Qiao, who is devoted to Bin, ends up serving a five-year-long sentence for his sake and comes back to realise that everyone, including Bin and China itself, have changed and moved on. The film then is like coming a full circle for Qiao who starts off as a typical gangster’s moll but eventually comes to rule the gangland herself as the mob boss. From always being his pretty arm candy, she turns into the support that a vulnerable Bin is left seeking as time passes by.
- Language: Chinese with English subtitles
- Director: Jia Zhangke
- Starring: Tao Zhao, Fan Liao
- Storyline: Qiao, who is devoted to mob boss Bin, ends up serving a sentence for his sake and comes back to realise that everyone, including Bin and the nation itself, have changed and moved on.
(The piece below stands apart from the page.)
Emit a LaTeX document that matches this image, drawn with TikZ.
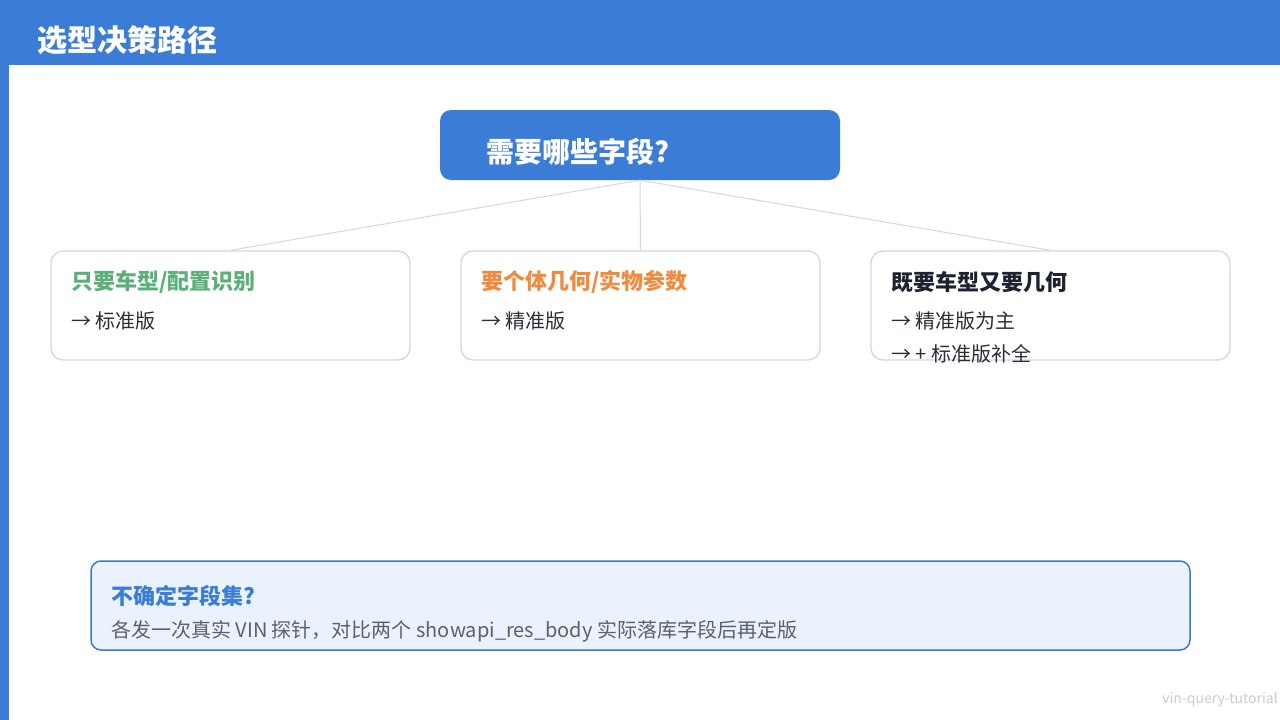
\documentclass[tikz,border=0pt]{standalone}
\usepackage{fontspec}
\setmainfont{Noto Sans CJK SC}
\definecolor{hdrblue}{HTML}{3B7DD6}
\definecolor{linegray}{HTML}{D3D7E0}
\definecolor{boxgray}{HTML}{D3D7E0}
\definecolor{tgreen}{HTML}{5BAF7A}
\definecolor{torange}{HTML}{F08A3E}
\definecolor{tdark}{HTML}{1E2230}
\definecolor{bodydark}{HTML}{2A2E38}
\definecolor{notefill}{HTML}{EAF2FD}
\definecolor{noteborder}{HTML}{3E78C8}
\definecolor{notebody}{HTML}{5A6070}
\definecolor{wmgray}{HTML}{C8CBD0}
\tikzset{
  card/.style={draw=boxgray, line width=1.3pt, rounded corners=12pt, fill=white, minimum width=359pt, minimum height=109pt, inner sep=0pt},
  cardtitle/.style={anchor=west, inner sep=0pt, font=\fontsize{22}{26}\selectfont\bfseries},
  cardbody/.style={anchor=west, inner sep=0pt, text=bodydark, font=\fontsize{20}{24}\selectfont},
  conn/.style={draw=linegray, line width=1pt},
}
\begin{document}
\begin{tikzpicture}[x=1pt,y=-1pt]
\useasboundingbox (0,0) rectangle (1280,720);
\fill[white] (0,0) rectangle (1280,720);
% header and left strip
\fill[hdrblue] (0,0) rectangle (1280,65);
\fill[hdrblue] (0,65) rectangle (9,720);
\node[anchor=west, inner sep=0pt, text=white, font=\fontsize{30}{34}\selectfont\bfseries] (title) at (37,40) {选型决策路径};
% top question node
\node[fill=hdrblue, rounded corners=11pt, minimum width=400pt, minimum height=70pt, inner sep=0pt] (q) at (640,145) {};
\node[anchor=west, inner sep=0pt, text=white, font=\fontsize{28}{32}\selectfont\bfseries] (qt) at (486,152) {需要哪些字段?};
% cards
\node[card] (b1) at (230.5,305.5) {};
\node[card] (b2) at (640.5,305.5) {};
\node[card] (b3) at (1050.5,305.5) {};
% connectors
\draw[conn] (q.south) -- (b1.north);
\draw[conn] (q.south) -- (b2.north);
\draw[conn] (q.south) -- (b3.north);
% card texts
\node[cardtitle, text=tgreen] (t1) at (71,282) {只要车型/配置识别};
\node[cardbody] (l1) at (71,321) {→ 标准版};
\node[cardtitle, text=torange] (t2) at (481,282) {要个体几何/实物参数};
\node[cardbody] (l2) at (481,321) {→ 精准版};
\node[cardtitle, text=tdark] (t3) at (891,282) {既要车型又要几何};
\node[cardbody] (l3a) at (891,321) {→ 精准版为主};
\node[cardbody] (l3b) at (891,354) {→ + 标准版补全};
% bottom note
\node[draw=noteborder, line width=1.5pt, fill=notefill, rounded corners=10pt, minimum width=1099pt, minimum height=89pt, inner sep=0pt] (note) at (640.5,605.5) {};
\node[anchor=west, inner sep=0pt, text=hdrblue, font=\fontsize{22}{26}\selectfont\bfseries] (nt) at (111,596) {不确定字段集?};
\node[anchor=west, inner sep=0pt, text=notebody, font=\fontsize{20}{24}\selectfont] (nb) at (111,631) {各发一次真实 VIN 探针，对比两个 showapi\_res\_body 实际落库字段后再定版};
% watermark
\node[anchor=east, inner sep=0pt, text=wmgray, font=\fontsize{14}{16}\selectfont] (wm) at (1278,700) {vin-query-tutorial};
\end{tikzpicture}
\end{document}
In scene after scene, Jia Zhangke frames the petite and fragile Tao Zhao as a lone female presence in the mercurial male world of smoke-filled gambling dens, street violence and shooting guns. Zhangke offers an interesting feminist twist to what has essentially been considered a male genre. Even as men talk of brotherhood and loyalty in the gang, it’s Qiao who looms large.
The personal in Zhangke’s work can’t be seen independent of the nation’s history. Qiao’s intimate story of rebuilding her own life after a five year pause in the prison is set against a sweeping, epic backdrop of the radical, socio-economic changes inChina. The intimations of them were in the air when she was still out and some have happened during her confinement. There is the future of coal mines and its workers at stake in Datong with Qiao’s father symbolising an old order getting lost.
“We must fight the capitalists until the end,” says he on a microphone. But is anyone listening? The not-so-picturesque, modern landscape tells its own story of supposed progress and rough transitions — the ugly powerplants, the shiny train stations, the high rises, an under construction sports stadium. And, above all the Three Gorges dam submerging Fengjie, forcing people to be evacuated. The theme of migration and resettlement due to supposed reforms and development echoing loud for us here in India as well.
It’s essentially Qiao-Bin story but Zhangke creates some quirky characters along the way, bordering on the funny. The elegant, animal documentaries and ballroom dancing loving mobster, a sex-obsessed motorcyclist who gets conned by Qiao or the ardent UFO believer with whom she finds a moment of intimacy on a train ride. But it’s Fan "Bin" Liao, and more so Tao Zhao who owns Ash Is Purest White . Her Qiao is luminous and admirable in her pride and self respect. A compelling personification of changes and continuities.